• **Instruction**:
Everything from the opening line of the records below through the line with "var yTicks = [45, 55, 65, 75, 85];" must be duplicated exactly, pictures left out.

• **Extracted records**:

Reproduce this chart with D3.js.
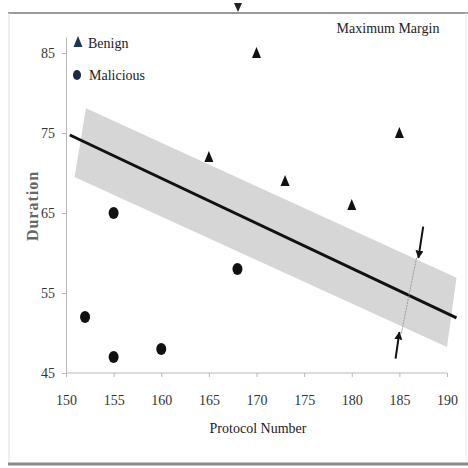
<!DOCTYPE html>
<html lang="en">
<head>
<meta charset="utf-8">
<title>Maximum Margin</title>
<script src="https://d3js.org/d3.v7.min.js"></script>
<style>
    html, body { margin: 0; padding: 0; background: #fff; }
    text { font-family: "Liberation Serif", "Times New Roman", serif; fill: #222; }
    .axis path, .axis line { stroke: #b8b8b8; }
    .axis text { font-size: 14px; fill: #333; }
</style>
</head>
<body>
<script>
// data
var xTicks = [150, 155, 160, 165, 170, 175, 180, 185, 190];
var yTicks = [45, 55, 65, 75, 85];

var benign = [[170, 85], [185, 75], [165, 72], [173, 69], [180, 66]];
var malicious = [[155, 65], [168, 58], [152, 52], [160, 48], [155, 47]];

// separating line and margin band (data coords)
var sepLine = [[150.4, 74.75], [191, 51.9]];
var band = [[152.1, 78.1], [191.0, 56.9], [190.0, 48.25], [150.9, 69.5]];

// margin arrows
var arrowTop = [[187.5, 63.3], [187.0, 59.4]];
var arrowBottom = [[184.6, 46.8], [185.0, 50.1]];
var marginLine = [[186.8, 59.4], [185.2, 49.9]];

var W = 468, H = 468;
var svg = d3.select("body").append("svg").attr("width", W).attr("height", H);

// frame
svg.append("line").attr("x1", 8).attr("x2", 468).attr("y1", 13).attr("y2", 13)
    .attr("stroke", "#9a9a9a").attr("stroke-width", 2);
svg.append("line").attr("x1", 9).attr("x2", 9).attr("y1", 13).attr("y2", 464)
    .attr("stroke", "#e0e0e0").attr("stroke-width", 1);
svg.append("line").attr("x1", 466).attr("x2", 466).attr("y1", 13).attr("y2", 464)
    .attr("stroke", "#ececec").attr("stroke-width", 1);
svg.append("line").attr("x1", 8).attr("x2", 468).attr("y1", 464).attr("y2", 464)
    .attr("stroke", "#8a8a8a").attr("stroke-width", 3);
svg.append("path").attr("d", "M234,3 L242,3 L238,12 Z").attr("fill", "#222");

var x = d3.scaleLinear().domain([150, 190]).range([66, 447]);
var y = d3.scaleLinear().domain([45, 87]).range([373, 37]);

var line = d3.line().x(function(d) { return x(d[0]); }).y(function(d) { return y(d[1]); });

// band
svg.append("path").attr("d", line(band) + "Z").attr("fill", "#d6d6d6");

// axes
svg.append("g").attr("class", "axis x")
    .attr("transform", "translate(0," + y(45) + ")")
    .call(d3.axisBottom(x).tickValues(xTicks).tickSize(4).tickSizeOuter(0).tickPadding(18))
    .call(function(g) { g.select(".domain").attr("d", "M66,0H447"); });

svg.append("g").attr("class", "axis y")
    .attr("transform", "translate(" + x(150) + ",0)")
    .call(d3.axisLeft(y).tickValues(yTicks).tickSize(4).tickSizeOuter(0).tickPadding(7));

// separating line
svg.append("path").attr("d", line(sepLine))
    .attr("stroke", "#111").attr("stroke-width", 3).attr("fill", "none");

// margin marker line and arrows
svg.append("path").attr("d", line(marginLine))
    .attr("stroke", "#999").attr("stroke-width", 1).attr("stroke-dasharray", "2,1").attr("fill", "none");

svg.append("defs").append("marker").attr("id", "ah")
    .attr("viewBox", "0 0 10 10").attr("refX", 9).attr("refY", 5)
    .attr("markerWidth", 4).attr("markerHeight", 4).attr("orient", "auto")
    .append("path").attr("d", "M0,0 L10,5 L0,10 Z").attr("fill", "#111");

[arrowTop, arrowBottom].forEach(function(a) {
    svg.append("path").attr("d", line(a))
        .attr("stroke", "#111").attr("stroke-width", 2).attr("fill", "none")
        .attr("marker-end", "url(#ah)");
});

// points
var tri = "M0,-6 L4.5,5 L-4.5,5 Z";
svg.selectAll(".benign").data(benign).enter().append("path")
    .attr("class", "benign").attr("d", tri).attr("fill", "#111")
    .attr("transform", function(d) { return "translate(" + x(d[0]) + "," + y(d[1]) + ")"; });

svg.selectAll(".mal").data(malicious).enter().append("ellipse")
    .attr("class", "mal").attr("rx", 5).attr("ry", 6).attr("fill", "#111")
    .attr("cx", function(d) { return x(d[0]); })
    .attr("cy", function(d) { return y(d[1]); });

// legend
svg.append("path").attr("d", tri).attr("fill", "#1f3550").attr("transform", "translate(78,42)");
svg.append("text").attr("x", 88).attr("y", 48).style("font-size", "14px").text("Benign");
svg.append("ellipse").attr("cx", 77).attr("cy", 75).attr("rx", 4).attr("ry", 5).attr("fill", "#1a2a45");
svg.append("text").attr("x", 89).attr("y", 80).style("font-size", "14px").text("Malicious");

svg.append("text").attr("x", 388).attr("y", 33).attr("text-anchor", "middle")
    .style("font-size", "14px").text("Maximum Margin");

// axis titles
svg.append("text").attr("x", 258).attr("y", 433).attr("text-anchor", "middle")
    .style("font-size", "14px").text("Protocol Number");
svg.append("text").attr("transform", "translate(38,206) rotate(-90)").attr("text-anchor", "middle")
    .style("font-size", "16px").style("font-weight", "bold").style("letter-spacing", "1px")
    .attr("fill", "#666").style("fill", "#666").text("Duration");
</script>
</body>
</html>
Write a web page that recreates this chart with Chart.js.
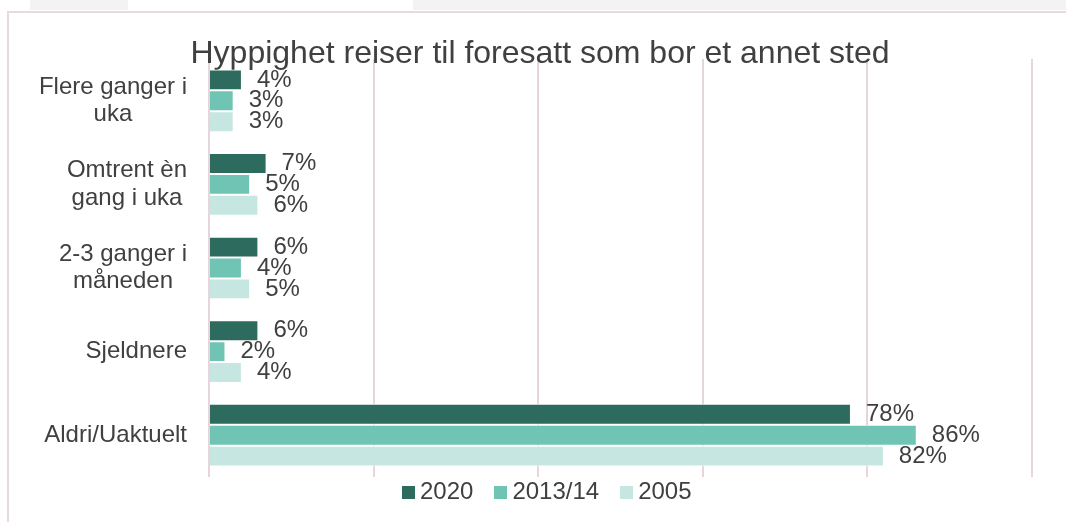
<!DOCTYPE html>
<html lang="no">
<head>
<meta charset="utf-8">
<title>Hyppighet reiser til foresatt</title>
<script src="https://cdn.jsdelivr.net/npm/chart.js@4.4.1/dist/chart.umd.min.js"></script>
<style>
  body { margin: 0; background: #fff; font-family: "Liberation Sans", Arial, sans-serif; }
  #wrap { position: relative; width: 1066px; height: 522px; overflow: hidden; }
  .tabs { position: absolute; left: 30px; right: 0; top: 0; height: 10px; background: #f3f3f3; }
  .tab-active { position: absolute; left: 128px; width: 285px; top: 0; height: 11px; background: #fff; }
  .frame { position: absolute; left: 7px; top: 11px; right: -4px; bottom: -4px;
           border-left: 2px solid #e6dadd; border-top: 2px solid #e6dadd; }
  canvas { position: absolute; left: 0; top: 0; }
  #legend { position: absolute; left: 402px; top: 478px; display: flex; align-items: center;
            font-size: 24px; line-height: 26px; color: #404040; }
  #legend .item { display: flex; align-items: center; margin-right: 21px; }
  #legend .box { width: 13px; height: 13px; margin-right: 5px; margin-top: 2px; }
</style>
</head>
<body>
<div id="wrap">
  <div class="tabs"></div>
  <div class="tab-active"></div>
  <div class="frame"></div>
  <canvas id="travelChart" width="1066" height="522"></canvas>
  <div id="legend"></div>
</div>
<script>
// categories (multi-line labels as arrays)
const categories = [
  ['Flere ganger i', 'uka'],
  ['Omtrent èn', 'gang i uka'],
  ['2-3 ganger i', 'måneden'],
  'Sjeldnere',
  'Aldri/Uaktuelt'
];

// percent per survey year
const series2020 = [4, 7, 6, 6, 78];
const series2013 = [3, 5, 4, 2, 86];
const series2005 = [3, 6, 5, 4, 82];

const seriesNames = ['2020', '2013/14', '2005'];
const xTicks = [0, 20, 40, 60, 80, 100];

const textColor = '#404040';
const gridColor = '#e6d6db';
const fontFamily = '"Liberation Sans", Arial, sans-serif';

// value labels right of each bar
const barLabels = {
  id: 'barLabels',
  afterDatasetsDraw(chart) {
    const ctx = chart.ctx;
    ctx.save();
    ctx.font = '24px ' + fontFamily;
    ctx.fillStyle = textColor;
    ctx.textAlign = 'left';
    ctx.textBaseline = 'middle';
    chart.data.datasets.forEach((ds, i) => {
      chart.getDatasetMeta(i).data.forEach((bar, j) => {
        ctx.fillText(ds.data[j] + '%', bar.x + 15, bar.y);
      });
    });
    ctx.restore();
  }
};

// category labels: block right-aligned to the axis, lines centered inside the block
const categoryLabels = {
  id: 'categoryLabels',
  afterDraw(chart) {
    const ctx = chart.ctx;
    const yScale = chart.scales.y;
    const right = chart.chartArea.left - 22;
    const lineHeight = 27.7;
    ctx.save();
    ctx.font = '24px ' + fontFamily;
    ctx.fillStyle = textColor;
    ctx.textAlign = 'center';
    ctx.textBaseline = 'middle';
    chart.data.labels.forEach((label, i) => {
      const lines = [].concat(label);
      const blockWidth = Math.max(...lines.map(l => ctx.measureText(l).width));
      const cx = right - blockWidth / 2;
      const cy = yScale.getPixelForValue(i);
      lines.forEach((line, k) => {
        ctx.fillText(line, cx, cy + (k - (lines.length - 1) / 2) * lineHeight);
      });
    });
    ctx.restore();
  }
};

const ctx = document.getElementById('travelChart').getContext('2d');
const chart = new Chart(ctx, {
  type: 'bar',
  data: {
    labels: categories,
    datasets: [
      { label: seriesNames[0], data: series2020, backgroundColor: '#2e6b5f' },
      { label: seriesNames[1], data: series2013, backgroundColor: '#70c4b4' },
      { label: seriesNames[2], data: series2005, backgroundColor: '#c6e7e1' }
    ]
  },
  options: {
    indexAxis: 'y',
    responsive: false,
    animation: false,
    devicePixelRatio: 1,
    categoryPercentage: 0.75,
    barPercentage: 1,
    borderWidth: 1,
    borderColor: '#ffffff',
    layout: { padding: { top: 0, left: 48, right: 34, bottom: 45 } },
    scales: {
      x: {
        min: xTicks[0],
        max: xTicks[xTicks.length - 1],
        afterBuildTicks: scale => { scale.ticks = xTicks.map(v => ({ value: v })); },
        ticks: { display: false },
        grid: { color: gridColor, lineWidth: 2, drawTicks: false },
        border: { display: false }
      },
      y: {
        ticks: { display: false },
        grid: { display: false, drawTicks: false },
        border: { display: false },
        afterFit: scale => { scale.width = 161; }
      }
    },
    plugins: {
      legend: { display: false },
      tooltip: { enabled: false },
      title: {
        display: true,
        text: 'Hyppighet reiser til foresatt som bor et annet sted',
        color: textColor,
        font: { family: fontFamily, size: 32, weight: 'normal', lineHeight: 1 },
        padding: { top: 38, bottom: -11 }
      }
    }
  },
  plugins: [barLabels, categoryLabels]
});

// legend built from the datasets
const legend = document.getElementById('legend');
chart.data.datasets.forEach(ds => {
  const item = document.createElement('div');
  item.className = 'item';
  const box = document.createElement('span');
  box.className = 'box';
  box.style.background = ds.backgroundColor;
  const text = document.createElement('span');
  text.textContent = ds.label;
  item.appendChild(box);
  item.appendChild(text);
  legend.appendChild(item);
});
</script>
</body>
</html>
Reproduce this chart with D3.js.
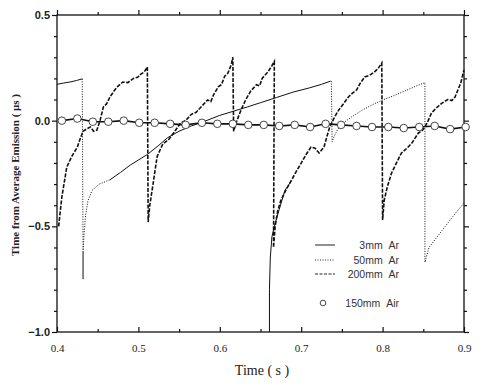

• **Solution to this task**:
Reproduce this chart with D3.js.
<!DOCTYPE html>
<html lang="en">
<head>
<meta charset="utf-8">
<title>Maximum Margin</title>
<script src="https://d3js.org/d3.v7.min.js"></script>
<style>
    html, body { margin: 0; padding: 0; background: #fff; }
    text { font-family: "Liberation Serif", "Times New Roman", serif; fill: #222; }
    .axis path, .axis line { stroke: #b8b8b8; }
    .axis text { font-size: 14px; fill: #333; }
</style>
</head>
<body>
<script>
// data
var xTicks = [150, 155, 160, 165, 170, 175, 180, 185, 190];
var yTicks = [45, 55, 65, 75, 85];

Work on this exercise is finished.